Когда Гришу арестовали, мы не боялись, что он нас выдаст. Его схватили раненого, с оружием, и мы знали, что его ждет. Мы не хотели только, чтобы его вешали. Около виселицы не поют. Его расстреляли. У эсэсовцев хватило совести признать, что он солдат. Мы не слыхали, хлопцы, но я верю, что он пропел тогда, когда в него стреляли, те восемь строчек, которые мы выучили наизусть…

Но так было только тогда, в темную ночь оккупации. Позже все переменилось. У меня был еще случай.

Перед самым концом войны мы заняли немецкий город, чистый и неразрушенный. На его окраине находился большой, обнесенный проволокой лагерь. Это был не концентрационный, а «обычный» рабочий лагерь, хотя он имел колючую ограду, бараки и вышки для часовых. Когда наши танки проезжали мимо лагеря, из его ворот рванулась огромная пестрая толпа. Там были разные люди, и все они радовались, увидев нас. Были в толпе и наши девчата — мы их узнали по говору.
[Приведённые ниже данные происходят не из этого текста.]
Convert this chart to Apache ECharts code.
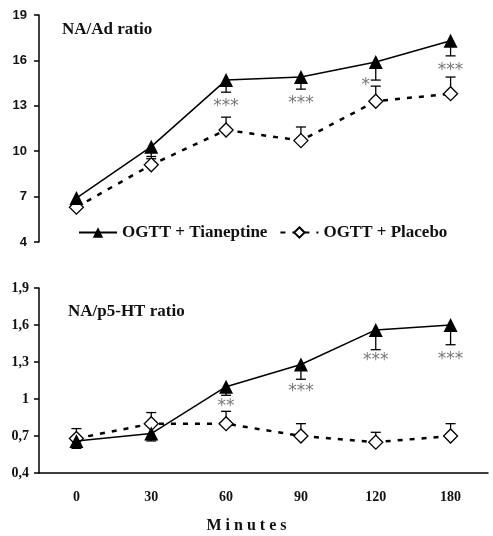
<!DOCTYPE html>
<html>
<head>
<meta charset="utf-8">
<script src="https://cdn.jsdelivr.net/npm/echarts@6/dist/echarts.min.js"></script>
<style>
html,body{margin:0;padding:0;background:#fff;}
#chart{width:493px;height:536px;}
</style>
</head>
<body>
<div id="chart"></div>
<script>
// data
var minutes = ['0', '30', '60', '90', '120', '180'];

var tianAd = [6.9, 10.3, 14.7, 14.9, 15.9, 17.3];
var tianAdErr = [0.3, 0.65, 0.8, 0.8, 1.2, 1.0];
var placAd = [6.3, 9.1, 11.4, 10.7, 13.3, 13.8];
var placAdErr = [0.3, 0.4, 0.85, 0.9, 1.0, 1.1];
var starsAd = [[2, 13.2, '***'], [3, 13.4, '***'], [4, 14.6, '*'], [5, 15.6, '***']];

var tianHt = [0.66, 0.72, 1.10, 1.28, 1.56, 1.60];
var tianHtErr = [0.06, 0.06, 0.07, 0.12, 0.16, 0.16];
var placHt = [0.68, 0.80, 0.80, 0.70, 0.65, 0.70];
var placHtErr = [0.08, 0.09, 0.1, 0.1, 0.08, 0.1];
var starsHt = [[2, 0.97, '**'], [3, 1.09, '***'], [4, 1.34, '***'], [5, 1.35, '***']];

var serif = '"Liberation Serif", "Times New Roman", serif';

function errData(vals, errs, dir) {
  return vals.map(function (v, i) { return [i, v, v + dir * errs[i]]; });
}

function errBars(params, api) {
  var p1 = api.coord([api.value(0), api.value(1)]);
  var p2 = api.coord([api.value(0), api.value(2)]);
  var st = {stroke: '#000', lineWidth: 1.3};
  return {
    type: 'group',
    children: [
      {type: 'line', shape: {x1: p1[0], y1: p1[1], x2: p2[0], y2: p2[1]}, style: st},
      {type: 'line', shape: {x1: p2[0] - 5, y1: p2[1], x2: p2[0] + 5, y2: p2[1]}, style: st}
    ]
  };
}

function fmtComma(v) {
  var r = Math.round(v * 10) / 10;
  return (r % 1 === 0 ? String(r) : r.toFixed(1)).replace('.', ',');
}

var tianStyle = {
  type: 'line', name: 'OGTT + Tianeptine', symbol: 'triangle', symbolSize: 14,
  itemStyle: {color: '#000'}, lineStyle: {color: '#000', width: 1.5}, z: 5
};
var placStyle = {
  type: 'line', name: 'OGTT + Placebo', symbol: 'diamond', symbolSize: 14,
  itemStyle: {color: '#fff', borderColor: '#000', borderWidth: 1.3},
  lineStyle: {color: '#000', width: 2.5, type: [5, 7]}, z: 4
};

var starLabel = {
  show: true, position: 'inside', offset: [0, 4],
  fontFamily: '"DejaVu Sans", sans-serif', fontSize: 17, color: '#555'
};

var chart = echarts.init(document.getElementById('chart'));
chart.setOption({
  animation: false,
  title: [
    {text: 'NA/Ad ratio', left: 57, top: 16, textStyle: {fontFamily: serif, fontSize: 17, fontWeight: 'bold', color: '#111'}},
    {text: 'NA/p5-HT ratio', left: 63, top: 298, textStyle: {fontFamily: serif, fontSize: 17, fontWeight: 'bold', color: '#111'}},
    {text: 'M i n u t e s', left: 'center', top: 513, textStyle: {fontFamily: serif, fontSize: 16, fontWeight: 'bold', color: '#111'}}
  ],
  legend: {
    left: 73, top: 219, itemWidth: 38, itemHeight: 13, itemGap: 12,
    data: ['OGTT + Tianeptine', 'OGTT + Placebo'],
    textStyle: {fontFamily: serif, fontSize: 17, fontWeight: 'bold', color: '#111'}
  },
  grid: [
    {left: 39, top: 15, width: 449, height: 227},
    {left: 39, top: 288, width: 449, height: 185}
  ],
  xAxis: [
    {type: 'category', gridIndex: 0, data: minutes, show: false},
    {
      type: 'category', gridIndex: 1, data: minutes,
      axisLine: {lineStyle: {color: '#000', width: 1.5}},
      axisTick: {length: 5, lineStyle: {color: '#000', width: 1.5}},
      axisLabel: {margin: 17, fontFamily: serif, fontSize: 14, fontWeight: 'bold', color: '#111'}
    }
  ],
  yAxis: [
    {
      type: 'value', gridIndex: 0, min: 4, max: 19, interval: 3,
      splitLine: {show: false},
      axisLine: {show: true, lineStyle: {color: '#000', width: 1.5}},
      axisTick: {show: true, length: 5, lineStyle: {color: '#000', width: 1.5}},
      axisLabel: {margin: 12, fontFamily: '"Liberation Sans", Arial, sans-serif', fontSize: 13, fontWeight: 'bold', color: '#111'}
    },
    {
      type: 'value', gridIndex: 1, min: 0.4, max: 1.9, interval: 0.3,
      splitLine: {show: false},
      axisLine: {show: true, lineStyle: {color: '#000', width: 1.5}},
      axisTick: {show: true, length: 5, lineStyle: {color: '#000', width: 1.5}},
      axisLabel: {margin: 10, fontFamily: serif, fontSize: 14, fontWeight: 'bold', color: '#111', formatter: fmtComma}
    }
  ],
  series: [
    Object.assign({}, tianStyle, {xAxisIndex: 0, yAxisIndex: 0, data: tianAd}),
    Object.assign({}, placStyle, {xAxisIndex: 0, yAxisIndex: 0, data: placAd}),
    Object.assign({}, tianStyle, {xAxisIndex: 1, yAxisIndex: 1, data: tianHt}),
    Object.assign({}, placStyle, {xAxisIndex: 1, yAxisIndex: 1, data: placHt}),
    {type: 'custom', xAxisIndex: 0, yAxisIndex: 0, renderItem: errBars, data: errData(tianAd, tianAdErr, -1), z: 3},
    {type: 'custom', xAxisIndex: 0, yAxisIndex: 0, renderItem: errBars, data: errData(placAd, placAdErr, 1), z: 3},
    {type: 'custom', xAxisIndex: 1, yAxisIndex: 1, renderItem: errBars, data: errData(tianHt, tianHtErr, -1), z: 3},
    {type: 'custom', xAxisIndex: 1, yAxisIndex: 1, renderItem: errBars, data: errData(placHt, placHtErr, 1), z: 3},
    {
      type: 'scatter', xAxisIndex: 0, yAxisIndex: 0, symbolSize: 0, silent: true, label: starLabel,
      data: starsAd.map(function (s) { return {value: [s[0], s[1]], label: {formatter: s[2], offset: s[2] === '*' ? [-10, 4] : [0, 4]}}; })
    },
    {
      type: 'scatter', xAxisIndex: 1, yAxisIndex: 1, symbolSize: 0, silent: true, label: starLabel,
      data: starsHt.map(function (s) { return {value: [s[0], s[1]], label: {formatter: s[2]}}; })
    }
  ]
});
</script>
</body>
</html>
Вечером мы втроем, запыленные и грязные танкисты, немного выпили. И тогда пришла мысль сходить к девчатам в лагерь. Мы побрились, помылись, начистили сапоги и, когда спустилась весенняя ночь, украдкой прошмыгнули из леска за городом, где стояли наши танки.

В воротах лагеря нас никто не остановил — часовых не было. Лагерь не спал, в бараках слышались голоса. Мы останавливались возле каждого и прислушивались, чтобы уловить знакомую речь. Вдруг до нашего слуха донеслась величественная мелодия. Пели «Интернационал» вполголоса, на неизвестном нам языке… Я вспомнил тогда Гришу, хлопцы. Люди в лагере — много тысяч людей — жили чем-то прекрасным, великим, чем-то таким, что не часто бывает в жизни. Нам всем расхотелось искать девчат. Случилось что-то большее, чем просто встреча с земляками…

1960

НИЧЕЙНЫЕ ДЕРЕВЬЯ

Перевод Е. Мозолькова

Конец нашей улицы подходил к железной дороге, к самому переезду, за которым среди ржи, ячменя, овса — до самого синего леса — дымился пылью широкий песчаный большак.

Мчались на восток и запад поезда. Добирались к железной дороге, к станции жители окрестных деревень и сел. Вся жизнь небольшого местечка проходила у нас на глазах.